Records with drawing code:
○ ○ ○ ○ ○

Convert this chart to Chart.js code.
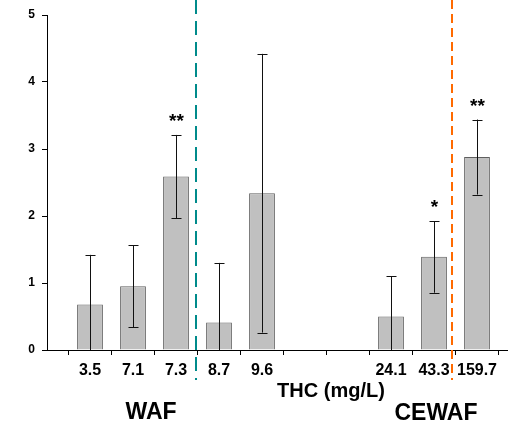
<!DOCTYPE html>
<html>
<head>
<meta charset="utf-8">
<script src="https://cdn.jsdelivr.net/npm/chart.js@4.4.1/dist/chart.umd.min.js"></script>
<style>
html,body{margin:0;padding:0;background:#fff;}
#wrap{width:508px;height:422px;overflow:hidden;position:relative;}
canvas{display:block;}
</style>
</head>
<body>
<div id="wrap"><canvas id="c" width="545" height="422"></canvas></div>
<script>
// ---- data ----
const categories = ['', '3.5', '7.1', '7.3', '8.7', '9.6', '', '', '24.1', '43.3', '159.7', ''];
const means      = [null, 0.68, 0.95, 2.59, 0.41, 2.34, null, null, 0.50, 1.39, 2.88, null];
const errors     = [null, 0.74, 0.61, 0.62, 0.89, 2.08, null, null, 0.60, 0.535, 0.56, null];
const stars      = ['', '', '', '**', '', '', '', '', '', '*', '**', ''];
const yTicks     = [0, 1, 2, 3, 4, 5];
const dividers   = [3.47, 9.42];          // category positions of the dashed separators
const groupLabels = ['WAF', 'CEWAF'];
const axisTitle  = 'THC (mg/L)';

const FONT = '"Liberation Sans", Arial, Helvetica, sans-serif';

const errorBarPlugin = {
  id: 'errbars',
  afterDatasetsDraw(chart) {
    const ctx = chart.ctx, y = chart.scales.y;
    const meta = chart.getDatasetMeta(0);
    ctx.save();
    ctx.strokeStyle = '#111';
    ctx.lineWidth = 1;
    means.forEach((v, i) => {
      if (v == null) return;
      const x = Math.round(meta.data[i].x) + 0.5;
      const top = y.getPixelForValue(v + errors[i]);
      const lowV = Math.max(v - errors[i], 0);
      const bot = y.getPixelForValue(lowV);
      ctx.beginPath();
      ctx.moveTo(x, top); ctx.lineTo(x, bot);
      ctx.moveTo(x - 5, Math.round(top) + 0.5); ctx.lineTo(x + 5, Math.round(top) + 0.5);
      if (lowV > 0) { ctx.moveTo(x - 5, Math.round(bot) + 0.5); ctx.lineTo(x + 5, Math.round(bot) + 0.5); }
      ctx.stroke();
      if (stars[i]) {
        ctx.fillStyle = '#000';
        ctx.font = 'bold 19px ' + FONT;
        ctx.textAlign = 'center';
        ctx.textBaseline = 'middle';
        ctx.fillText(stars[i], x, top - 13);
      }
    });
    ctx.restore();
  },
  afterDraw(chart) {
    const ctx = chart.ctx, xs = chart.scales.x;
    ctx.save();
    // dashed separators
    const styles = [{c: '#008B8B', d: [14, 7]}, {c: '#FF6A00', d: [9, 5]}];
    dividers.forEach((p, k) => {
      const x = Math.round(xs.getPixelForValue(p));
      ctx.strokeStyle = styles[k].c;
      ctx.lineWidth = 2;
      ctx.setLineDash(styles[k].d);
      ctx.beginPath();
      ctx.moveTo(x, 0); ctx.lineTo(x, 380);
      ctx.stroke();
    });
    ctx.setLineDash([]);
    ctx.fillStyle = '#000';
    ctx.textAlign = 'center';
    ctx.textBaseline = 'alphabetic';
    ctx.font = 'bold 20px ' + FONT;
    ctx.fillText(axisTitle, 331, 397);
    ctx.font = 'bold 23px ' + FONT;
    ctx.fillText(groupLabels[0], 151, 419);
    ctx.fillText(groupLabels[1], 436, 420);
    ctx.restore();
  }
};

new Chart(document.getElementById('c'), {
  type: 'bar',
  data: {
    labels: categories,
    datasets: [{
      data: means,
      backgroundColor: '#C0C0C0',
      borderColor: '#5f5f5f',
      borderWidth: 1,
      barPercentage: 0.6,
      categoryPercentage: 1.0,
      clip: false
    }]
  },
  options: {
    responsive: false,
    devicePixelRatio: 1,
    animation: false,
    layout: {padding: {top: 15, right: 25, left: 0, bottom: 0}},
    plugins: {legend: {display: false}, tooltip: {enabled: false}},
    scales: {
      x: {
        type: 'category',
        offset: false,
        grid: {drawOnChartArea: false, drawTicks: true, tickLength: 5, color: '#000'},
        border: {display: true, color: '#000', width: 1},
        ticks: {autoSkip: false, maxRotation: 0, minRotation: 0, padding: 6, color: '#000',
                font: {family: FONT, size: 16, weight: 'bold'}},
        afterFit(s) { s.height = 72; }
      },
      y: {
        min: 0, max: 5,
        afterBuildTicks(s) { s.ticks = yTicks.map(v => ({value: v})); },
        grid: {drawOnChartArea: false, drawTicks: true, tickLength: 5, color: '#000'},
        border: {display: true, color: '#000', width: 1},
        ticks: {padding: 7, color: '#000', font: {family: FONT, size: 12, weight: 'bold'}},
        afterFit(s) { s.width = 47; }
      }
    }
  },
  plugins: [errorBarPlugin]
});
</script>
</body>
</html>
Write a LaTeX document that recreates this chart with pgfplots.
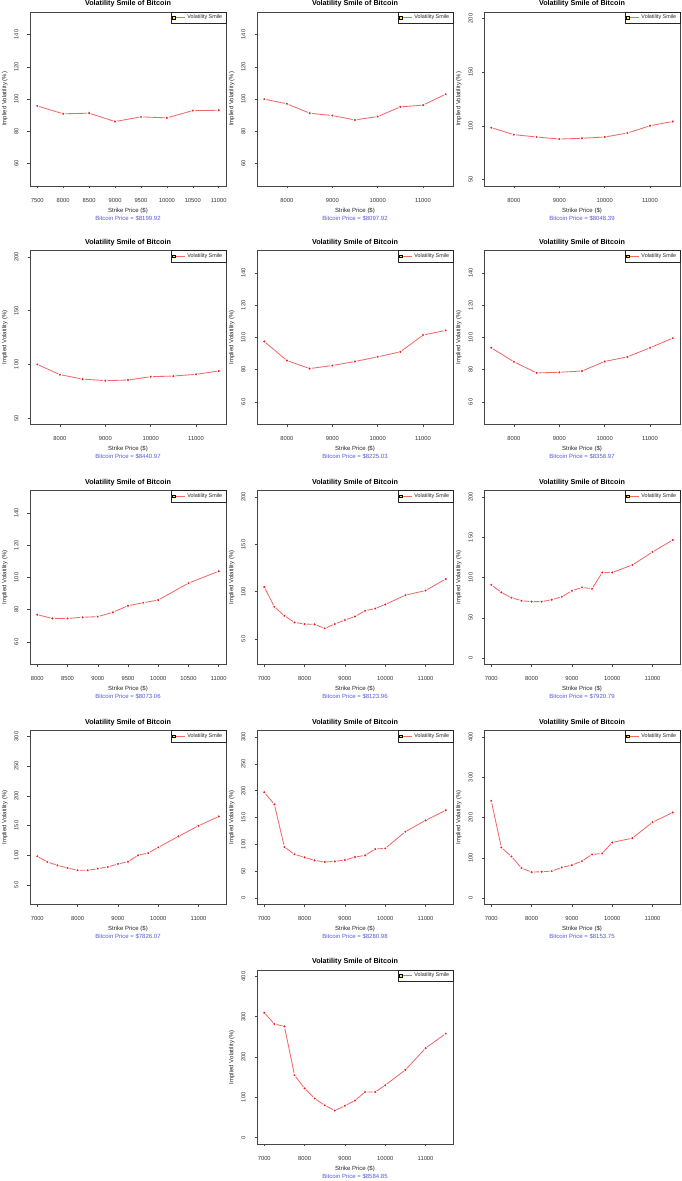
\documentclass[border=0pt]{standalone}
\usepackage{fontspec}
\setmainfont{Liberation Sans}
\usepackage{pgfplots}
\pgfplotsset{compat=1.18}
\definecolor{lc}{RGB}{242,105,105}
\definecolor{pc}{RGB}{232,25,25}
\definecolor{bc}{RGB}{85,85,220}
\definecolor{axc}{RGB}{70,70,70}
\pgfplotsset{
 smile/.style={
  scale only axis, width=196pt, height=174pt, anchor=south west, clip=false,
  axis line style={draw=axc, line width=0.8pt},
  major tick style={draw=axc, line width=0.5pt},
  tick align=outside, major tick length=2.5pt,
  xtick pos=bottom, ytick pos=left,
  scaled ticks=false,
  /pgf/number format/assume math mode=true,
  /pgf/number format/1000 sep={},
  ticklabel style={font=\fontsize{5.8}{6.5}\selectfont, text=black!80, inner sep=0pt},
  xticklabel style={anchor=center, yshift=-11.7pt},
  yticklabel style={xshift=-11pt, rotate=90, anchor=center},
  xlabel={Strike Price (\$)},
  ylabel={Implied Volatility (\%)},
  xlabel style={font=\fontsize{6}{7}\selectfont, text=black!85, at={(axis description cs:0.5,-0.142)}, anchor=center, inner sep=0pt},
  ylabel style={font=\fontsize{6}{7}\selectfont, text=black!85, at={(axis description cs:-0.129,0.5)}, anchor=center, inner sep=0pt},
  legend style={at={(axis description cs:1,1)}, anchor=north east, draw=black!85, line width=0.5pt, fill=white,
    font=\fontsize{5.4}{6}\selectfont, inner xsep=1.5pt, inner ysep=0.8pt, text=black!85},
  legend cell align=left,
  legend image code/.code={
    \draw[lc, line width=0.8pt] (0pt,0pt) -- (11pt,0pt);
    \draw[draw=black, fill=yellow, line width=0.4pt] (-1.4pt,-1.4pt) rectangle (1.4pt,1.4pt);
  },
 },
 smileplot/.style={color=lc, line width=0.85pt, mark=*, mark size=1.9pt,
   mark options={fill=pc, draw=white, line width=0.8pt}},
}
\newcommand{\btc}[1]{%
\node[font=\fontsize{6}{7}\selectfont, text=bc, inner sep=0pt] at (axis description cs:0.5,-0.184) {Bitcoin Price = \$#1};
\node[font=\bfseries\fontsize{7.2}{8}\selectfont, text=black, inner sep=0pt] at (axis description cs:0.5,1.046) {Volatility Smile of Bitcoin};}
\begin{document}
\begin{tikzpicture}[x=1pt,y=1pt]
\path[use as bounding box] (0,0) rectangle (681,1181);
% Row 1
\begin{axis}[smile, at={(30pt,995pt)}, xmin=7360, xmax=11140, ymin=46, ymax=154,
  xtick={7500,8000,8500,9000,9500,10000,10500,11000}, ytick={60,80,100,120,140}]
\addplot[smileplot] coordinates {(7500,95.7) (8000,90.8) (8500,91.2) (9000,86.0) (9500,88.9) (10000,88.3) (10500,92.8) (11000,93.0)};
\addlegendentry{Volatility Smile}
\btc{8199.92}
\end{axis}
\begin{axis}[smile, at={(257pt,995pt)}, xmin=7340, xmax=11660, ymin=46, ymax=154,
  xtick={8000,9000,10000,11000}, ytick={60,80,100,120,140}]
\addplot[smileplot] coordinates {(7500,99.9) (8000,97.0) (8500,91.2) (9000,89.7) (9500,87.0) (10000,89.1) (10500,95.1) (11000,96.2) (11500,103.0)};
\addlegendentry{Volatility Smile}
\btc{8097.92}
\end{axis}
\begin{axis}[smile, at={(484pt,995pt)}, xmin=7340, xmax=11660, ymin=44, ymax=206,
  xtick={8000,9000,10000,11000}, ytick={50,100,150,200}]
\addplot[smileplot] coordinates {(7500,98.3) (8000,91.8) (8500,89.6) (9000,87.7) (9500,88.4) (10000,89.6) (10500,93.3) (11000,100.1) (11500,104.1)};
\addlegendentry{Volatility Smile}
\btc{8048.39}
\end{axis}
% Row 2
\begin{axis}[smile, at={(30pt,756.5pt)}, xmin=7340, xmax=11660, ymin=44, ymax=206,
  xtick={8000,9000,10000,11000}, ytick={50,100,150,200}]
\addplot[smileplot] coordinates {(7500,100.0) (8000,90.4) (8500,86.3) (9000,84.8) (9500,85.4) (10000,88.5) (10500,89.1) (11000,90.7) (11500,93.8)};
\addlegendentry{Volatility Smile}
\btc{8440.97}
\end{axis}
\begin{axis}[smile, at={(257pt,756.5pt)}, xmin=7340, xmax=11660, ymin=46, ymax=154,
  xtick={8000,9000,10000,11000}, ytick={60,80,100,120,140}]
\addplot[smileplot] coordinates {(7500,97.5) (8000,85.7) (8500,80.7) (9000,82.6) (9500,85.1) (10000,88.0) (10500,91.1) (11000,101.5) (11500,104.4)};
\addlegendentry{Volatility Smile}
\btc{8225.03}
\end{axis}
\begin{axis}[smile, at={(484pt,756.5pt)}, xmin=7340, xmax=11660, ymin=46, ymax=154,
  xtick={8000,9000,10000,11000}, ytick={60,80,100,120,140}]
\addplot[smileplot] coordinates {(7500,93.6) (8000,84.9) (8500,78.0) (9000,78.4) (9500,79.2) (10000,85.1) (10500,88.0) (11000,93.6) (11500,99.6)};
\addlegendentry{Volatility Smile}
\btc{8358.97}
\end{axis}
% Row 3
\begin{axis}[smile, at={(30pt,516.5pt)}, xmin=7880, xmax=11120, ymin=46, ymax=154,
  xtick={8000,8500,9000,9500,10000,10500,11000}, ytick={60,80,100,120,140}]
\addplot[smileplot] coordinates {(8000,76.9) (8250,74.6) (8500,74.6) (8750,75.3) (9000,75.7) (9250,78.4) (9500,82.5) (9750,84.3) (10000,86.0) (10500,96.5) (11000,103.9)};
\addlegendentry{Volatility Smile}
\btc{8073.06}
\end{axis}
\begin{axis}[smile, at={(257pt,516.5pt)}, xmin=6820, xmax=11680, ymin=23, ymax=207,
  xtick={7000,8000,9000,10000,11000}, ytick={50,100,150,200}]
\addplot[smileplot] coordinates {(7000,105.0) (7250,84.0) (7500,74.5) (7750,67.5) (8000,65.8) (8250,65.4) (8500,61.2) (8750,65.8) (9000,70.0) (9250,73.8) (9500,79.8) (9750,82.2) (10000,86.5) (10500,96.3) (11000,101.2) (11500,113.4)};
\addlegendentry{Volatility Smile}
\btc{8123.96}
\end{axis}
\begin{axis}[smile, at={(484pt,516.5pt)}, xmin=6820, xmax=11680, ymin=-8, ymax=208,
  xtick={7000,8000,9000,10000,11000}, ytick={0,50,100,150,200}]
\addplot[smileplot] coordinates {(7000,90.9) (7250,81.5) (7500,74.9) (7750,71.2) (8000,70.0) (8250,70.0) (8500,72.4) (8750,76.1) (9000,83.5) (9250,87.7) (9500,86.0) (9750,106.2) (10000,106.2) (10500,115.6) (11000,131.7) (11500,146.5)};
\addlegendentry{Volatility Smile}
\btc{7920.79}
\end{axis}
% Row 4
\begin{axis}[smile, at={(30pt,276.5pt)}, xmin=6820, xmax=11680, ymin=17, ymax=310,
  xtick={7000,8000,9000,10000,11000}, ytick={50,100,150,200,250,300}]
\addplot[smileplot] coordinates {(7000,98.1) (7250,88.6) (7500,83.0) (7750,78.5) (8000,74.6) (8250,74.6) (8500,77.4) (8750,80.2) (9000,85.2) (9250,89.1) (9500,99.8) (9750,103.7) (10000,113.2) (10500,131.7) (11000,149.6) (11500,165.2)};
\addlegendentry{Volatility Smile}
\btc{7826.07}
\end{axis}
\begin{axis}[smile, at={(257pt,276.5pt)}, xmin=6820, xmax=11680, ymin=-12, ymax=312,
  xtick={7000,8000,9000,10000,11000}, ytick={0,50,100,150,200,250,300}]
\addplot[smileplot] coordinates {(7000,196.9) (7250,174.5) (7500,95.0) (7750,81.4) (8000,75.8) (8250,70.2) (8500,67.1) (8750,68.3) (9000,70.8) (9250,76.4) (9500,79.5) (9750,91.3) (10000,92.5) (10500,123.6) (11000,144.7) (11500,163.4)};
\addlegendentry{Volatility Smile}
\btc{8280.98}
\end{axis}
\begin{axis}[smile, at={(484pt,276.5pt)}, xmin=6820, xmax=11680, ymin=-16, ymax=416,
  xtick={7000,8000,9000,10000,11000}, ytick={0,100,200,300,400}]
\addplot[smileplot] coordinates {(7000,241.3) (7250,125.6) (7500,103.3) (7750,74.4) (8000,64.5) (8250,65.3) (8500,66.9) (8750,76.0) (9000,81.8) (9250,91.7) (9500,108.3) (9750,110.7) (10000,138.0) (10500,148.8) (11000,188.4) (11500,212.4)};
\addlegendentry{Volatility Smile}
\btc{8153.75}
\end{axis}
% Row 5
\begin{axis}[smile, at={(257pt,37pt)}, xmin=6820, xmax=11680, ymin=-16, ymax=416,
  xtick={7000,8000,9000,10000,11000}, ytick={0,100,200,300,400}]
\addplot[smileplot] coordinates {(7000,310) (7250,282) (7500,276) (7750,155) (8000,122) (8250,97) (8500,80) (8750,67) (9000,79) (9250,92) (9500,113) (9750,113) (10000,130) (10500,168) (11000,222) (11500,258)};
\addlegendentry{Volatility Smile}
\btc{8584.85}
\end{axis}
\end{tikzpicture}
\end{document}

○ ○ ○ ○ ○

• AIM OF THE TASK: Please quote the lines of the material, beginning with the first and ending with the one that contains "Arial, Helvetica, sans-serif';", exactly as written and without any pictures.

• EXERCISE RESULT:
Convert this chart to Chart.js code.
<!DOCTYPE html>
<html>
<head>
<meta charset="utf-8">
<script src="https://cdn.jsdelivr.net/npm/chart.js@4.4.1/dist/chart.umd.min.js"></script>
<style>
html,body{margin:0;padding:0;background:#fff;}
#wrap{width:508px;height:422px;overflow:hidden;position:relative;}
canvas{display:block;}
</style>
</head>
<body>
<div id="wrap"><canvas id="c" width="545" height="422"></canvas></div>
<script>
// ---- data ----
const categories = ['', '3.5', '7.1', '7.3', '8.7', '9.6', '', '', '24.1', '43.3', '159.7', ''];
const means      = [null, 0.68, 0.95, 2.59, 0.41, 2.34, null, null, 0.50, 1.39, 2.88, null];
const errors     = [null, 0.74, 0.61, 0.62, 0.89, 2.08, null, null, 0.60, 0.535, 0.56, null];
const stars      = ['', '', '', '**', '', '', '', '', '', '*', '**', ''];
const yTicks     = [0, 1, 2, 3, 4, 5];
const dividers   = [3.47, 9.42];          // category positions of the dashed separators
const groupLabels = ['WAF', 'CEWAF'];
const axisTitle  = 'THC (mg/L)';

const FONT = '"Liberation Sans", Arial, Helvetica, sans-serif';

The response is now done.